= Putin's Plan =

Political and economic program of Vladimir Putin

Putin's Plan (план Путина) is an informal reference for a political and economic programme of Russian president Vladimir Putin. Neither Putin nor his team officially released any comprehensive programme.

Slogans supporting "Putin's Plan" were a staple of the election campaign of the United Russia in the 2007 parliamentary election and the 2008 presidential election.

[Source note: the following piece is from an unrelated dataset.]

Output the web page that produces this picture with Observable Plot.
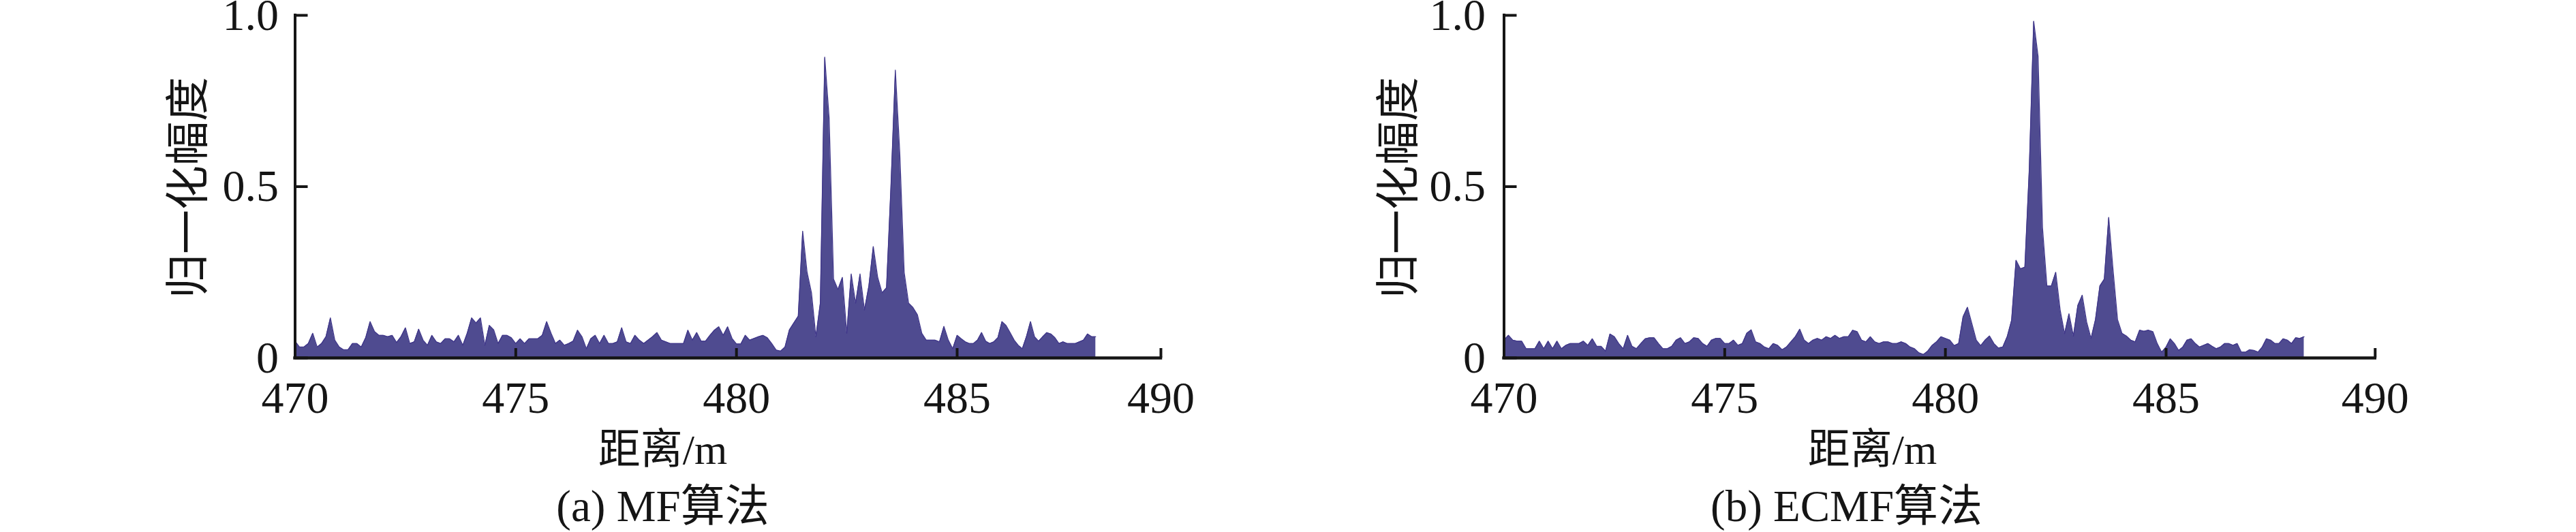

Putin himself stated that the term is nothing but a pre-election slogan based on the excerpts from 7 years of his State of the Nation address to the Federal Assembly related to the long-term development of various spheres in the life of the country.

==Origin==
The term "Putin's Plan" was introduced by the chairman of the Supreme Council of United Russia Boris Gryzlov. Conceptual framework of "Putin's Plan" was first revealed by Director General of APEC D. Orlov in May 2007.

==United Russia==
In the electoral programme of the party "United Russia" in the parliamentary elections in 2007, "Putin's Plan" is stated as follows:

- further development of Russia as a unique civilization, protection of common cultural space, the Russian language, our historical traditions;
- improving the competitiveness of the economy through access to innovative development, support of science, infrastructure development, increasing investment primarily in high technology, the industry - the engines of economic growth;
- provide a new quality of life by continuing the implementation of priority national projects, and further substantial increase in wages, pensions and scholarships to help citizens in solving the housing problem;
- support of civil society, promote social mobility and activity, promotion of community initiatives;
- strengthening the sovereignty of Russia, the country's defense, the provision for its proper place in a multipolar world.

==In popular culture==
Almost immediately the expression was reinterpreted based on the Russian slang meaning of the term "план" for "marijuana", i.e., reading it as "Putin's Weed". A little-known band "Корейские LЁDчики" from Vladivostok gained in its popularity with the songs Putin and Putin's "Plan").

The Moscow section of the Union of Right Forces sent a written request to Federal Drug Control Service of Russia to check whether "Putin's Plan" is a narcotic or psychotropic substance and carried out a rally against legalisation of controlled substances during which they gave out badges with various pun texts, such as "Putin's High Rating is Due to Putin's Plan."